>> start RECORDED INFORMATION

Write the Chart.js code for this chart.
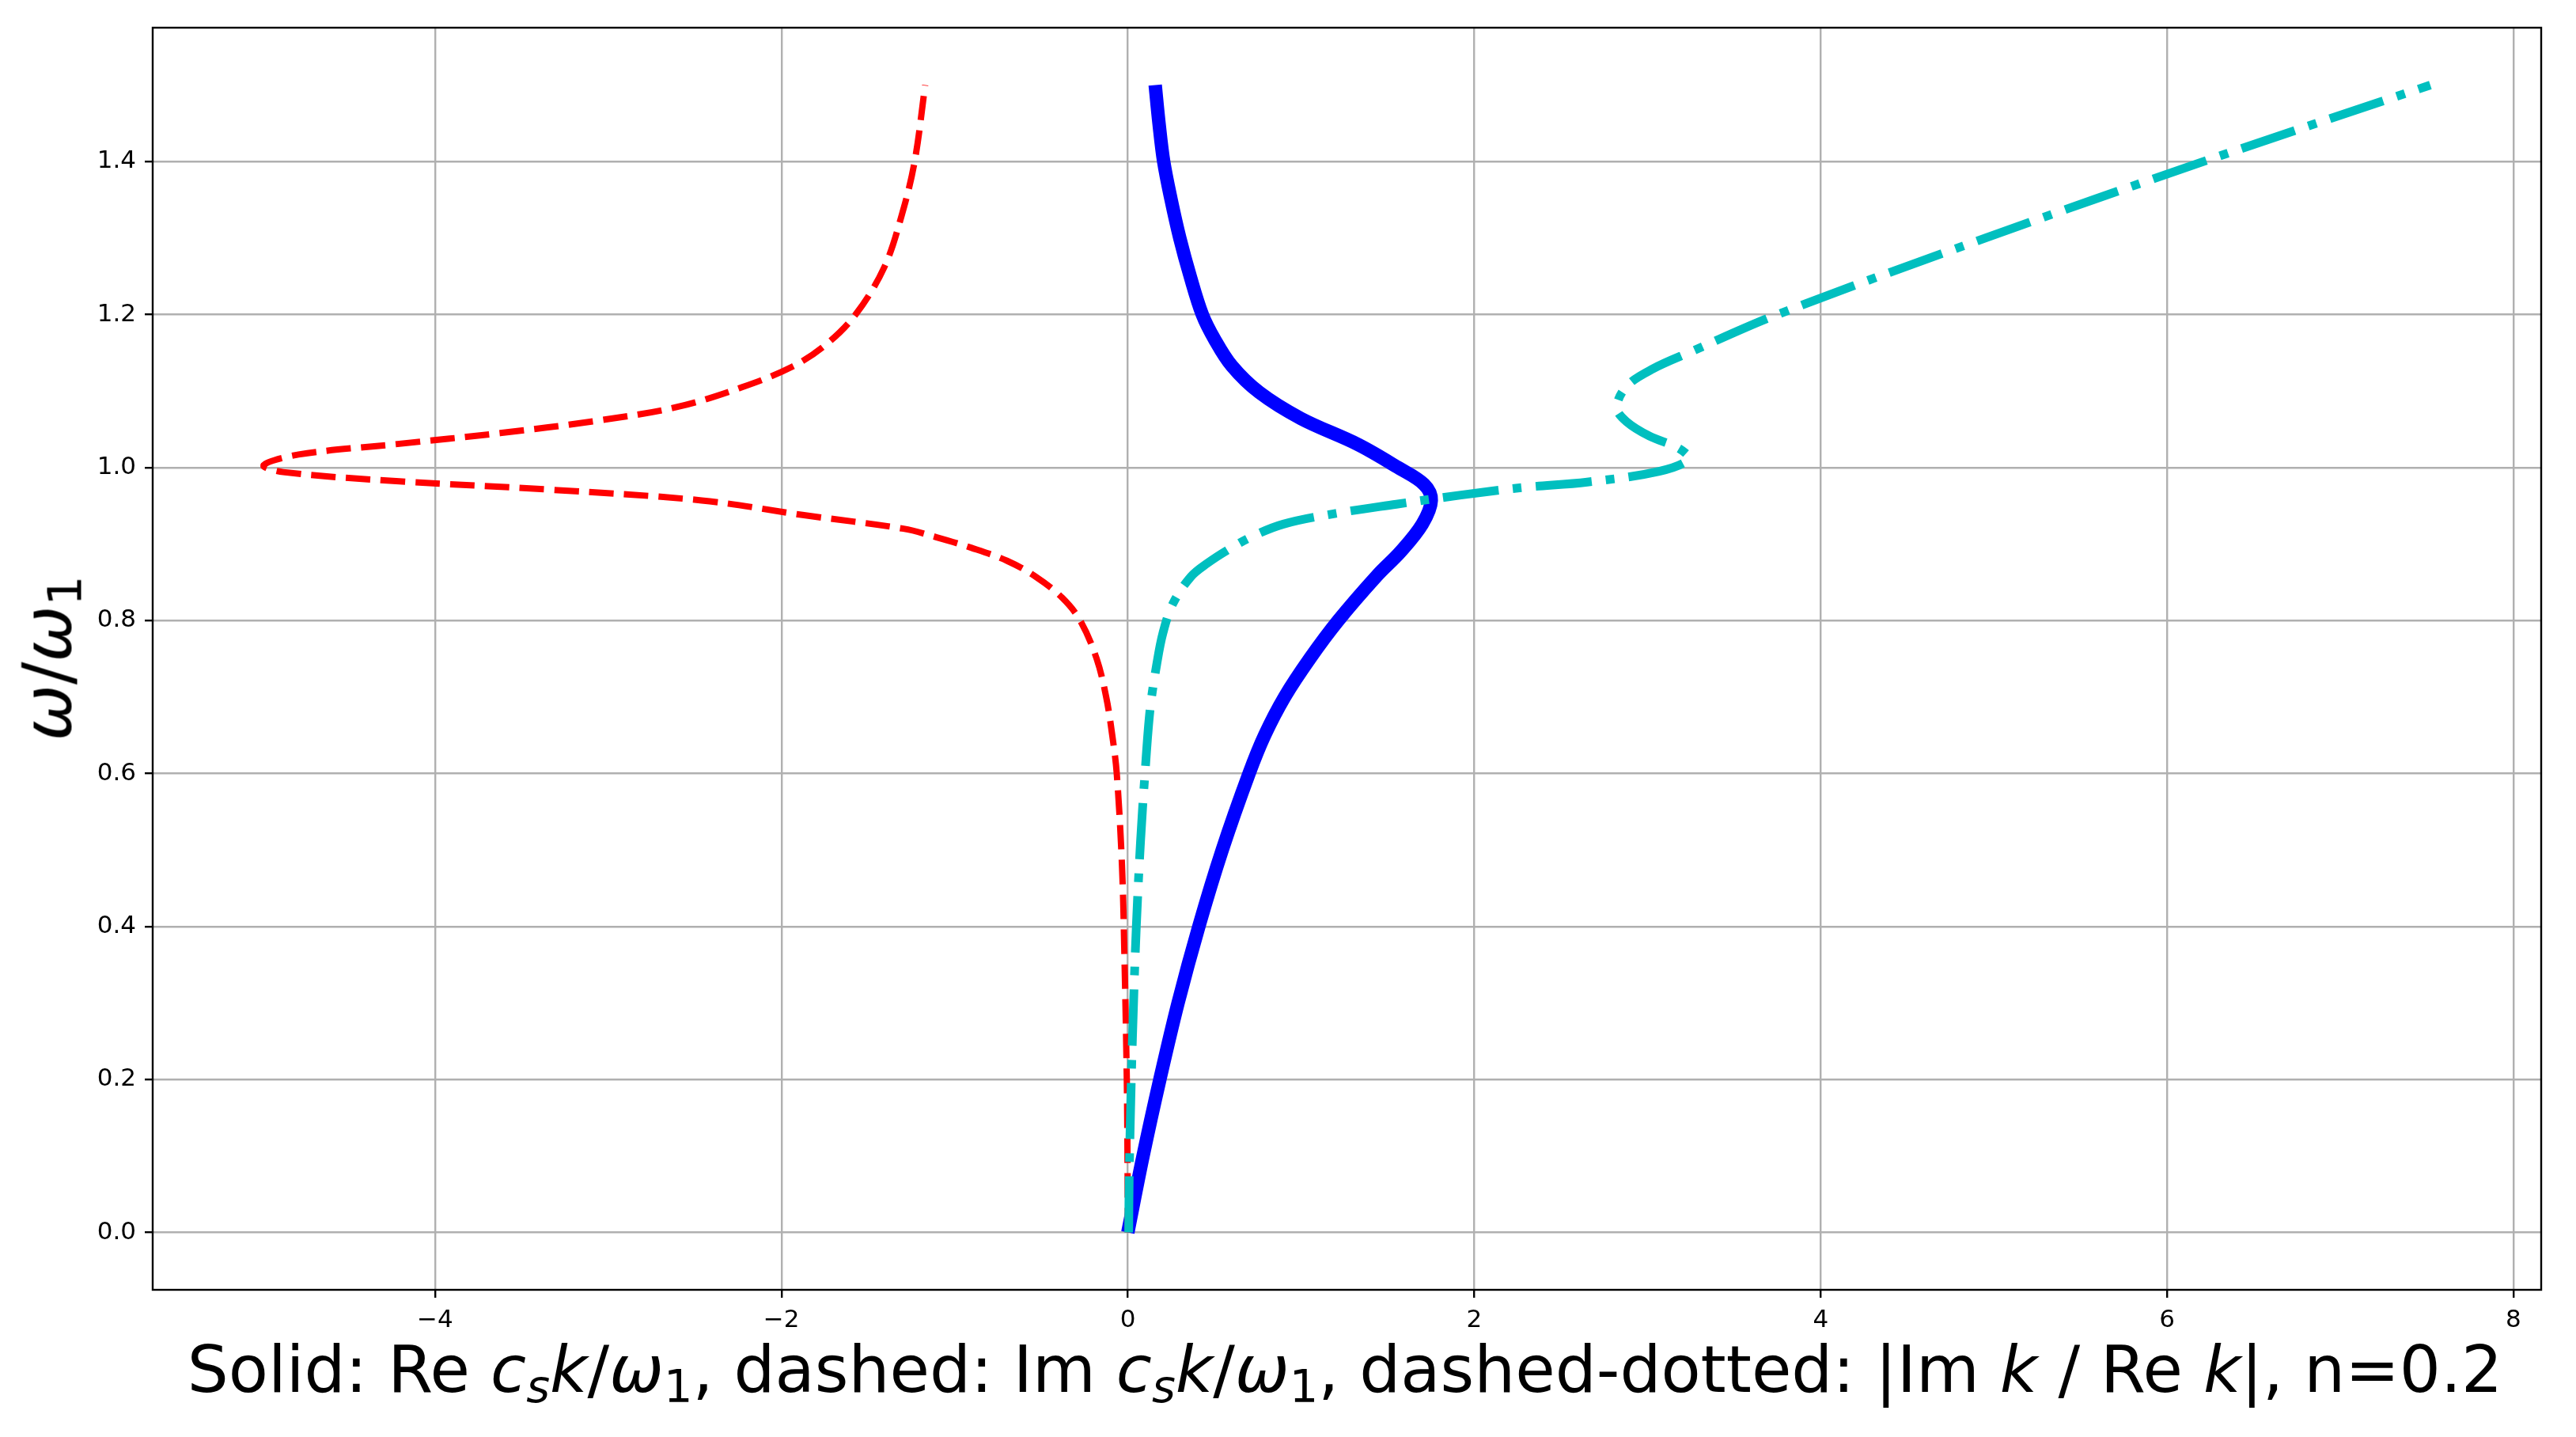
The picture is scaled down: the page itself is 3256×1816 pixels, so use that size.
<!DOCTYPE html>
<html>
<head>
<meta charset="utf-8">
<script src="https://cdn.jsdelivr.net/npm/chart.js@4.4.1/dist/chart.umd.min.js"></script>
<style>
  html, body { margin: 0; padding: 0; background: #fff; }
  #wrap { position: relative; width: 3256px; height: 1816px; background: #fff; }
  #dispersionChart { position: absolute; left: 0; top: 0; }
  .label { position: absolute; font-family: "DejaVu Sans", sans-serif; font-size: 82px; line-height: 1; color: #000; white-space: nowrap; }
  .label i { font-style: italic; }
  .label sub { font-size: 70%; vertical-align: -0.22em; line-height: 0; }
  #xlabel { left: 1700px; top: 1690px; transform: translateX(-50%); }
  #ylabel { font-size: 85px; left: 60px; top: 832px; transform: translate(-50%, -50%) rotate(-90deg); }
</style>
</head>
<body>
<div id="wrap">
  <canvas id="dispersionChart" width="3256" height="1816"></canvas>
  <div class="label" id="ylabel"><i>ω</i>/<i>ω</i><sub>1</sub></div>
  <div class="label" id="xlabel">Solid: Re <i>c</i><sub><i>s</i></sub><i>k</i>/<i>ω</i><sub>1</sub>, dashed: Im <i>c</i><sub><i>s</i></sub><i>k</i>/<i>ω</i><sub>1</sub>, dashed-dotted: |Im <i>k</i> / Re <i>k</i>|, n=0.2</div>
</div>
<script>
// Re c_s k / w1 (solid) against w/w1
const omegaRe = [0, 0.1, 0.2, 0.3, 0.4, 0.5, 0.6, 0.65, 0.7, 0.75, 0.8, 0.859, 0.89, 0.926, 0.957, 0.978, 1.0, 1.03, 1.064, 1.098, 1.133, 1.168, 1.2, 1.25, 1.3, 1.35, 1.4, 1.45, 1.5];
const reK = [0, 0.088, 0.185, 0.29, 0.41, 0.545, 0.7, 0.79, 0.905, 1.05, 1.215, 1.44, 1.575, 1.7, 1.752, 1.71, 1.56, 1.33, 1.0, 0.76, 0.6, 0.5, 0.43, 0.36, 0.3, 0.25, 0.207, 0.18, 0.158];

// Im c_s k / w1 (dashed)
const omegaIm = [0, 0.1, 0.2, 0.365, 0.481, 0.6, 0.65, 0.7, 0.75, 0.8, 0.83, 0.857, 0.878, 0.895, 0.909, 0.92, 0.938, 0.957, 0.971, 0.982, 0.994, 1.003, 1.017, 1.031, 1.045, 1.061, 1.079, 1.105, 1.132, 1.16, 1.2, 1.262, 1.331, 1.4, 1.5];
const imK = [0, -0.002, -0.006, -0.02, -0.034, -0.064, -0.09, -0.125, -0.18, -0.275, -0.38, -0.53, -0.697, -0.902, -1.107, -1.295, -1.878, -2.46, -3.333, -4.206, -4.876, -4.99, -4.788, -4.206, -3.624, -3.071, -2.605, -2.227, -1.936, -1.747, -1.572, -1.406, -1.304, -1.231, -1.17];

// |Im k / Re k| (dashed-dotted)
const omegaRatio = [0, 0.074, 0.2, 0.307, 0.4, 0.51, 0.6, 0.685, 0.743, 0.784, 0.822, 0.857, 0.875, 0.892, 0.909, 0.926, 0.94, 0.952, 0.964, 0.974, 0.981, 0.995, 1.011, 1.025, 1.041, 1.06, 1.078, 1.106, 1.129, 1.152, 1.2, 1.3, 1.4, 1.5];
const ratioK = [0.005, 0.008, 0.02, 0.034, 0.049, 0.073, 0.099, 0.129, 0.167, 0.203, 0.26, 0.363, 0.46, 0.575, 0.71, 0.898, 1.2, 1.55, 1.923, 2.288, 2.652, 3.068, 3.239, 3.182, 3.012, 2.879, 2.823, 2.879, 3.031, 3.258, 3.75, 4.95, 6.21, 7.52];

// axis ranges and ticks
const xRange = [-5.63, 8.16];
const yRange = [-0.075, 1.575];
const xStep = 2;
const yStep = 0.2;

function toPoints(xs, ys) {
    return xs.map((x, i) => ({ x: x, y: ys[i] }));
}

// black frame round the plot area, drawn over the curves like matplotlib spines
const framePlugin = {
    id: 'frame',
    afterDraw(chart) {
        const a = chart.chartArea;
        const ctx = chart.ctx;
        ctx.save();
        ctx.strokeStyle = '#000';
        ctx.lineWidth = 2.4;
        ctx.strokeRect(a.left, a.top, a.right - a.left, a.bottom - a.top);
        ctx.restore();
    }
};

const tickFont = { family: 'DejaVu Sans', size: 31 };
const gridStyle = { color: '#b0b0b0', lineWidth: 2.4, tickLength: 10, tickColor: '#000', tickWidth: 2.4 };

const ctx = document.getElementById('dispersionChart').getContext('2d');
const dispersionChart = new Chart(ctx, {
    type: 'scatter',
    data: {
        datasets: [
            {
                label: '|Im k / Re k|',
                data: toPoints(ratioK, omegaRatio),
                borderColor: '#00bfbf',
                borderWidth: 11,
                borderDash: [71, 18, 11, 18],
                borderCapStyle: 'butt',
                showLine: true,
                pointRadius: 0,
                tension: 0.35
            },
            {
                label: 'Im c_s k / w1',
                data: toPoints(imK, omegaIm),
                borderColor: '#ff0000',
                borderWidth: 8,
                borderDash: [31, 13],
                borderCapStyle: 'butt',
                showLine: true,
                pointRadius: 0,
                tension: 0.35
            },
            {
                label: 'Re c_s k / w1',
                data: toPoints(reK, omegaRe),
                borderColor: '#0000ff',
                borderWidth: 17,
                borderJoinStyle: 'round',
                showLine: true,
                pointRadius: 0,
                tension: 0.35
            }
        ]
    },
    options: {
        responsive: false,
        devicePixelRatio: 1,
        animation: false,
        layout: { padding: { left: 73, top: 35, right: 44, bottom: 106 } },
        plugins: {
            legend: { display: false },
            tooltip: { enabled: false }
        },
        scales: {
            x: {
                type: 'linear',
                min: xRange[0],
                max: xRange[1],
                grid: gridStyle,
                border: { display: false },
                ticks: {
                    stepSize: xStep,
                    includeBounds: false,
                    autoSkip: false,
                    maxRotation: 0,
                    padding: 10,
                    color: '#000',
                    font: tickFont,
                    callback: v => (v < 0 ? '\u2212' + Math.abs(v) : String(v))
                },
                afterFit: scale => { scale.height = 80; }
            },
            y: {
                type: 'linear',
                min: yRange[0],
                max: yRange[1],
                grid: gridStyle,
                border: { display: false },
                ticks: {
                    stepSize: yStep,
                    includeBounds: false,
                    autoSkip: false,
                    padding: 11,
                    color: '#000',
                    font: tickFont,
                    callback: v => Math.abs(v).toFixed(1)
                },
                afterFit: scale => { scale.width = 120; }
            }
        }
    },
    plugins: [framePlugin]
});
</script>
</body>
</html>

>> end RECORDED INFORMATION

# STATED TASK
The data above needs to be retyped exactly, with the images left out.

# EXERCISE SOLUTION
Write the Chart.js code for this chart.
The picture is scaled down: the page itself is 3256×1816 pixels, so use that size.
<!DOCTYPE html>
<html>
<head>
<meta charset="utf-8">
<script src="https://cdn.jsdelivr.net/npm/chart.js@4.4.1/dist/chart.umd.min.js"></script>
<style>
  html, body { margin: 0; padding: 0; background: #fff; }
  #wrap { position: relative; width: 3256px; height: 1816px; background: #fff; }
  #dispersionChart { position: absolute; left: 0; top: 0; }
  .label { position: absolute; font-family: "DejaVu Sans", sans-serif; font-size: 82px; line-height: 1; color: #000; white-space: nowrap; }
  .label i { font-style: italic; }
  .label sub { font-size: 70%; vertical-align: -0.22em; line-height: 0; }
  #xlabel { left: 1700px; top: 1690px; transform: translateX(-50%); }
  #ylabel { font-size: 85px; left: 60px; top: 832px; transform: translate(-50%, -50%) rotate(-90deg); }
</style>
</head>
<body>
<div id="wrap">
  <canvas id="dispersionChart" width="3256" height="1816"></canvas>
  <div class="label" id="ylabel"><i>ω</i>/<i>ω</i><sub>1</sub></div>
  <div class="label" id="xlabel">Solid: Re <i>c</i><sub><i>s</i></sub><i>k</i>/<i>ω</i><sub>1</sub>, dashed: Im <i>c</i><sub><i>s</i></sub><i>k</i>/<i>ω</i><sub>1</sub>, dashed-dotted: |Im <i>k</i> / Re <i>k</i>|, n=0.2</div>
</div>
<script>
// Re c_s k / w1 (solid) against w/w1
const omegaRe = [0, 0.1, 0.2, 0.3, 0.4, 0.5, 0.6, 0.65, 0.7, 0.75, 0.8, 0.859, 0.89, 0.926, 0.957, 0.978, 1.0, 1.03, 1.064, 1.098, 1.133, 1.168, 1.2, 1.25, 1.3, 1.35, 1.4, 1.45, 1.5];
const reK = [0, 0.088, 0.185, 0.29, 0.41, 0.545, 0.7, 0.79, 0.905, 1.05, 1.215, 1.44, 1.575, 1.7, 1.752, 1.71, 1.56, 1.33, 1.0, 0.76, 0.6, 0.5, 0.43, 0.36, 0.3, 0.25, 0.207, 0.18, 0.158];

// Im c_s k / w1 (dashed)
const omegaIm = [0, 0.1, 0.2, 0.365, 0.481, 0.6, 0.65, 0.7, 0.75, 0.8, 0.83, 0.857, 0.878, 0.895, 0.909, 0.92, 0.938, 0.957, 0.971, 0.982, 0.994, 1.003, 1.017, 1.031, 1.045, 1.061, 1.079, 1.105, 1.132, 1.16, 1.2, 1.262, 1.331, 1.4, 1.5];
const imK = [0, -0.002, -0.006, -0.02, -0.034, -0.064, -0.09, -0.125, -0.18, -0.275, -0.38, -0.53, -0.697, -0.902, -1.107, -1.295, -1.878, -2.46, -3.333, -4.206, -4.876, -4.99, -4.788, -4.206, -3.624, -3.071, -2.605, -2.227, -1.936, -1.747, -1.572, -1.406, -1.304, -1.231, -1.17];

// |Im k / Re k| (dashed-dotted)
const omegaRatio = [0, 0.074, 0.2, 0.307, 0.4, 0.51, 0.6, 0.685, 0.743, 0.784, 0.822, 0.857, 0.875, 0.892, 0.909, 0.926, 0.94, 0.952, 0.964, 0.974, 0.981, 0.995, 1.011, 1.025, 1.041, 1.06, 1.078, 1.106, 1.129, 1.152, 1.2, 1.3, 1.4, 1.5];
const ratioK = [0.005, 0.008, 0.02, 0.034, 0.049, 0.073, 0.099, 0.129, 0.167, 0.203, 0.26, 0.363, 0.46, 0.575, 0.71, 0.898, 1.2, 1.55, 1.923, 2.288, 2.652, 3.068, 3.239, 3.182, 3.012, 2.879, 2.823, 2.879, 3.031, 3.258, 3.75, 4.95, 6.21, 7.52];

// axis ranges and ticks
const xRange = [-5.63, 8.16];
const yRange = [-0.075, 1.575];
const xStep = 2;
const yStep = 0.2;

function toPoints(xs, ys) {
    return xs.map((x, i) => ({ x: x, y: ys[i] }));
}

// black frame round the plot area, drawn over the curves like matplotlib spines
const framePlugin = {
    id: 'frame',
    afterDraw(chart) {
        const a = chart.chartArea;
        const ctx = chart.ctx;
        ctx.save();
        ctx.strokeStyle = '#000';
        ctx.lineWidth = 2.4;
        ctx.strokeRect(a.left, a.top, a.right - a.left, a.bottom - a.top);
        ctx.restore();
    }
};

const tickFont = { family: 'DejaVu Sans', size: 31 };
const gridStyle = { color: '#b0b0b0', lineWidth: 2.4, tickLength: 10, tickColor: '#000', tickWidth: 2.4 };

const ctx = document.getElementById('dispersionChart').getContext('2d');
const dispersionChart = new Chart(ctx, {
    type: 'scatter',
    data: {
        datasets: [
            {
                label: '|Im k / Re k|',
                data: toPoints(ratioK, omegaRatio),
                borderColor: '#00bfbf',
                borderWidth: 11,
                borderDash: [71, 18, 11, 18],
                borderCapStyle: 'butt',
                showLine: true,
                pointRadius: 0,
                tension: 0.35
            },
            {
                label: 'Im c_s k / w1',
                data: toPoints(imK, omegaIm),
                borderColor: '#ff0000',
                borderWidth: 8,
                borderDash: [31, 13],
                borderCapStyle: 'butt',
                showLine: true,
                pointRadius: 0,
                tension: 0.35
            },
            {
                label: 'Re c_s k / w1',
                data: toPoints(reK, omegaRe),
                borderColor: '#0000ff',
                borderWidth: 17,
                borderJoinStyle: 'round',
                showLine: true,
                pointRadius: 0,
                tension: 0.35
            }
        ]
    },
    options: {
        responsive: false,
        devicePixelRatio: 1,
        animation: false,
        layout: { padding: { left: 73, top: 35, right: 44, bottom: 106 } },
        plugins: {
            legend: { display: false },
            tooltip: { enabled: false }
        },
        scales: {
            x: {
                type: 'linear',
                min: xRange[0],
                max: xRange[1],
                grid: gridStyle,
                border: { display: false },
                ticks: {
                    stepSize: xStep,
                    includeBounds: false,
                    autoSkip: false,
                    maxRotation: 0,
                    padding: 10,
                    color: '#000',
                    font: tickFont,
                    callback: v => (v < 0 ? '\u2212' + Math.abs(v) : String(v))
                },
                afterFit: scale => { scale.height = 80; }
            },
            y: {
                type: 'linear',
                min: yRange[0],
                max: yRange[1],
                grid: gridStyle,
                border: { display: false },
                ticks: {
                    stepSize: yStep,
                    includeBounds: false,
                    autoSkip: false,
                    padding: 11,
                    color: '#000',
                    font: tickFont,
                    callback: v => Math.abs(v).toFixed(1)
                },
                afterFit: scale => { scale.width = 120; }
            }
        }
    },
    plugins: [framePlugin]
});
</script>
</body>
</html>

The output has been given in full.